Army Sticks With Modernization Plan, But Budget Trends Are Not Encouraging

The Biden administration’s first real budget request unveiled earlier this week is predictably kinder to domestic initiatives than defense spending.

The headline story is that defense outlays have been maintained at a relatively robust level—more than the next ten military powers combined—but recent developments in Europe, raging inflation, and the approach of midterm elections make spending plans for the fiscal year beginning October 1 provisional at best.

Within the proposed defense budget, though, one trend that has been largely missed by mainstream media is that the Army seems to be losing ground, both in buying power and in comparison with the other services.

The Army is in the midst of what service leaders call a “profound transformation” as it continues its migration out of the global war on terror and into dealing with “near-peer” adversaries, meaning Russia and China.

Russia’s invasion of Ukraine underscores how timely that transition is—the Army is critical to security in Europe, in a way the sea services are not—but in fact Army leaders have been laying the groundwork for a new approach to warfare since the beginning of the Trump administration five years ago.

The centerpiece of Army plans is replacement of aging aircraft, artillery, vehicles and networks with a new generation of digitally-designed kit.

For instance, the service plans to gradually replace its ubiquitous Black Hawk helicopters with futuristic rotorcraft that can fly twice as fast and twice as far before refueling.

But the key to executing this plan is to sustain steadily rising expenditures for development and production of new weapons, and that’s not what Monday’s budget release reflects.

Proposed R&D spending for 2023, at $13.7 billion, represents less than one day of federal spending at current rates, and is down about 8% from the 2022 level as enacted.

It is also well below the $14.2 billion spent on R&D in 2021, and that’s before factoring in the loss of buying power associated with rising inflation since President Biden took office.

You could justify a decline in R&D outlays if key modernization initiatives were transitioning from development to production, but that is not what the Army’s procurement expenditures reflect: in 2021 they were $24.1 billion, in 2022 they are at $22.8 billion, and in 2023 the proposed budget requests $21.3 billion.

Even if there were no inflation at all, this would not be progress.

In fact, the Army’s entire procurement budget for 2023 is only about the size of the increase that the Air Force is requesting in its budget for 2023.

If you add up all the requested procurement spending for Army aircraft, missiles and vehicles in 2023, it amounts to a paltry $10.2 billion—nearly identical to what Americans spent on Halloween last year.

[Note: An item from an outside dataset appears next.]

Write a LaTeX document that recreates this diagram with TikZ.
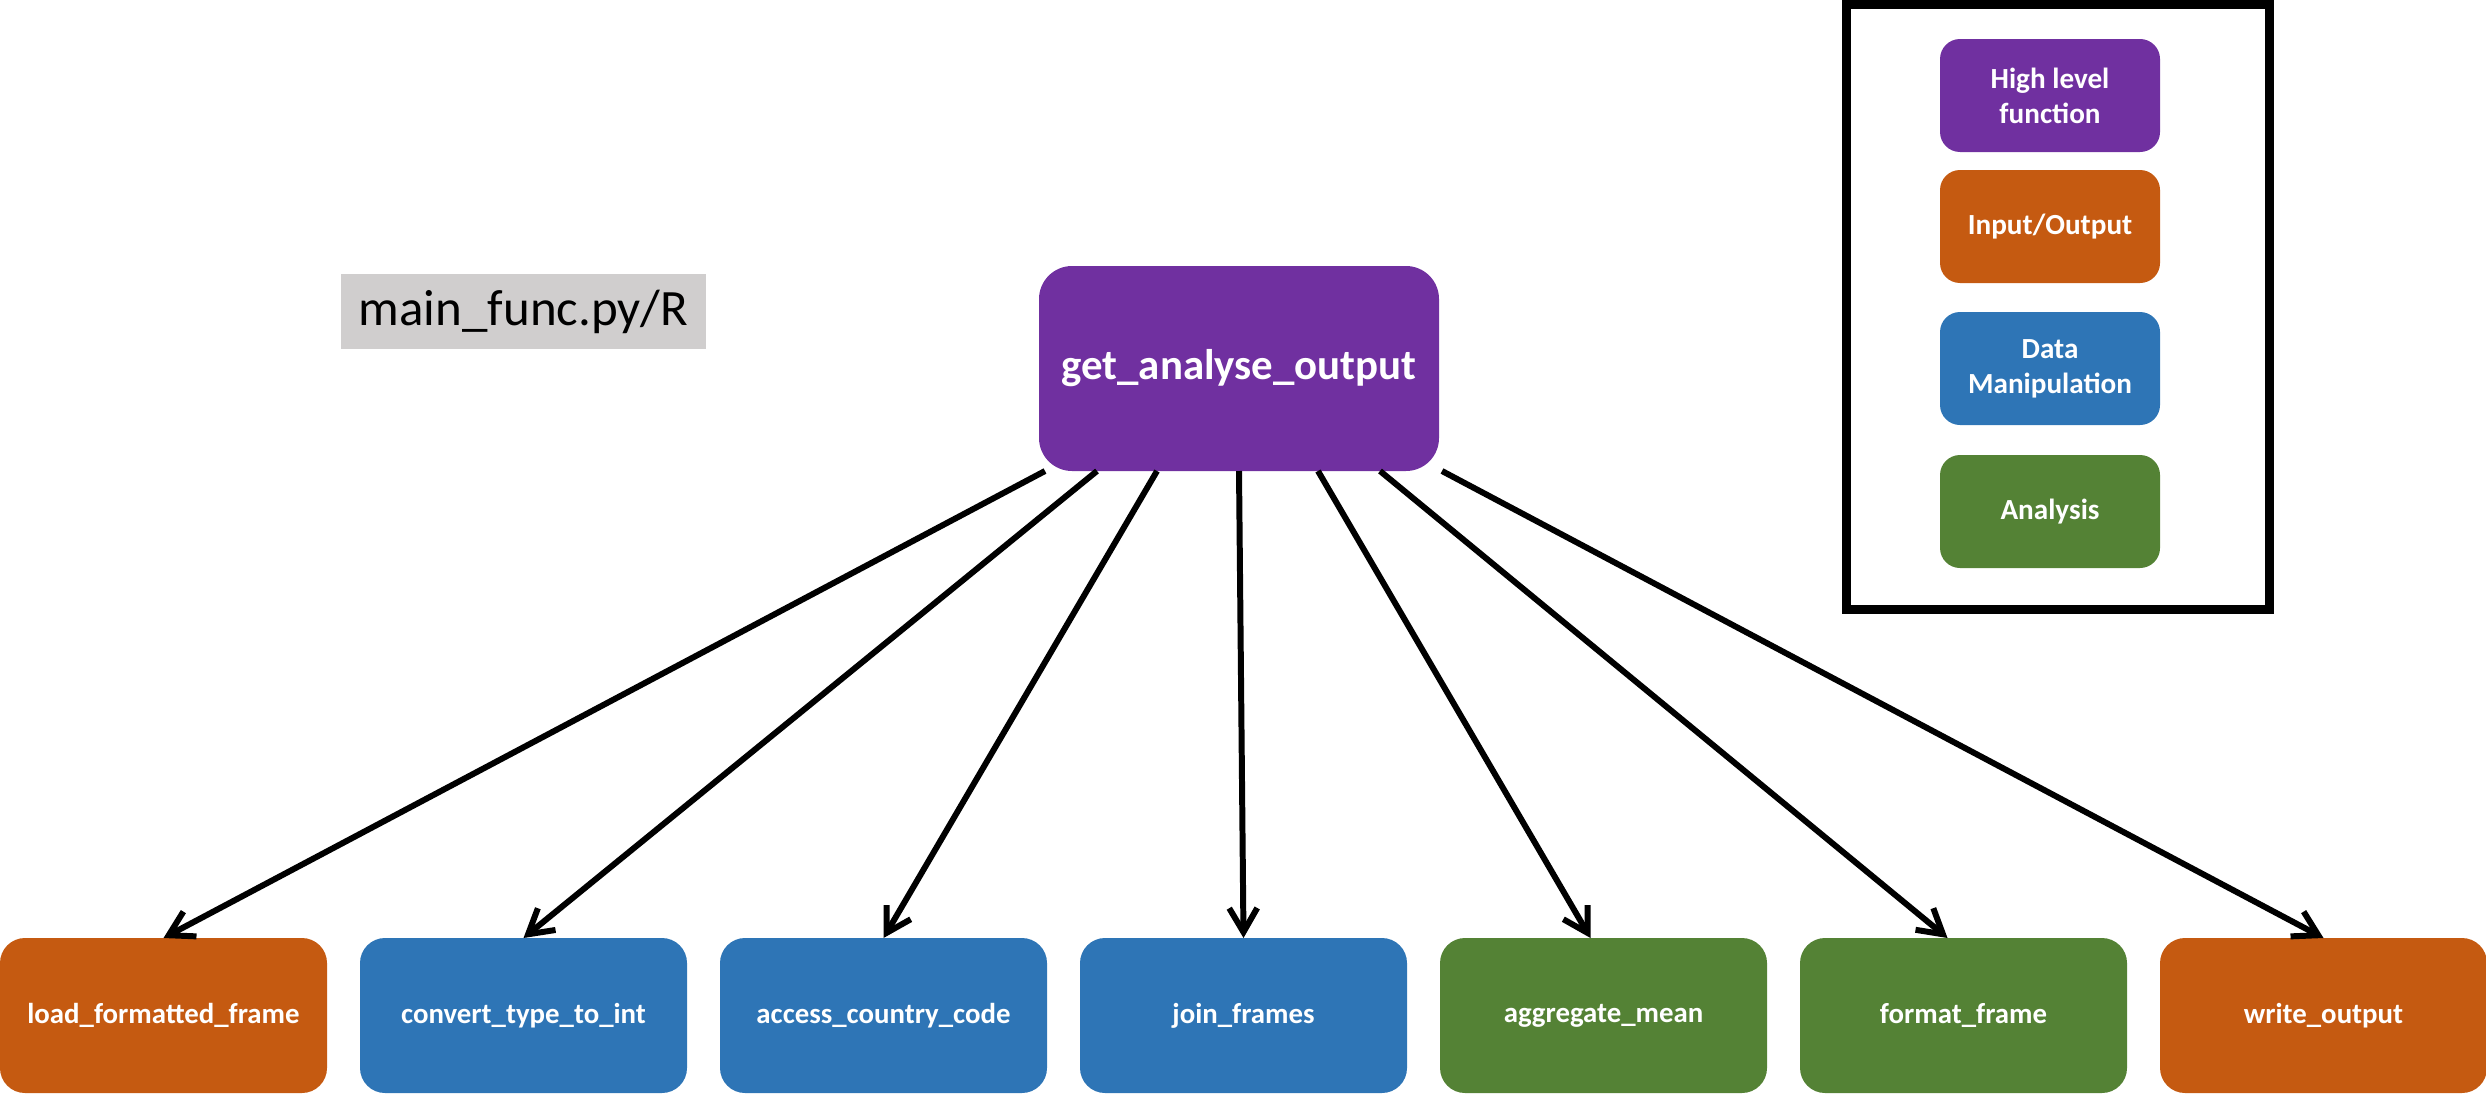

In order to fund the six top-priority mission areas around which Army modernization plans have been organized since 2017, items like air defense and long-range fires, the service will require a much higher level of investment outlays going forward.

However, that isn’t looking likely in an overall Army budget that is steadily losing ground from the Trump years in after-inflation terms.

Instead, a rising portion of the budget is going to what might be called consumption rather than investment—pay increases, sustainment of aging equipment, high levels of readiness, etc.

Adequately compensating soldiers, repairing their weapons in a timely fashion and being ready to fight on short notice are all good things, but in a static-to-declining budget, that means skimping on investment in new warfighting technology.

Unfortunately, maintaining a high state of readiness tends to wear out equipment already in the force, which makes the need for new weapons even greater.

Army leaders understand all this, but it isn’t clear that the Biden administration is supportive of the kind of modernization efforts required to preserve the Army’s edge over the militaries of potential rivals.

For instance, the Air Force and Navy departments will each claim 30% of the proposed 2023 budget, while the Army will get only 23%—even though it contains far more personnel than those other services.

Indeed, Army active and reserve-component personnel represent nearly half of all the uniformed personnel in the armed forces (about a million soldiers out of 2.1 million total).

When you have that many people to support but a smaller budget, it’s inevitable there will be less money available for investment.

Even a cursory perusal of Pentagon’s budget overview released this week reveals that the equipment side of the budget request is mainly about air power and sea power, with a growing component of space outlays.

The relative neglect of Army programs might make sense if China were the only near-peer threat the nation was facing, but Ukraine demonstrates that is not the case.

Even in the Pacific, the Army has major contributions to make in deterring or defeating aggression with its air and missile defenses, new long-range fires, rotorcraft that can fly greater distances and so on.

Deploying a single Army armored brigade to Taiwan would probably do more to deter the invasion of that island nation by China than all the preparations the other services are making for Pacific contingencies.

If you read between the lines in the administration’s proposed defense budget, though, it seems policymakers don’t really grasp the value of land power in places like the Pacific, and don’t realize sea power would be largely irrelevant in places like Eastern Europe.

Bottom line: the Army has sound plans for staying relevant in a world of great power rivals, but whether Biden & Company will provide adequate funding to implement those plans remains an open question.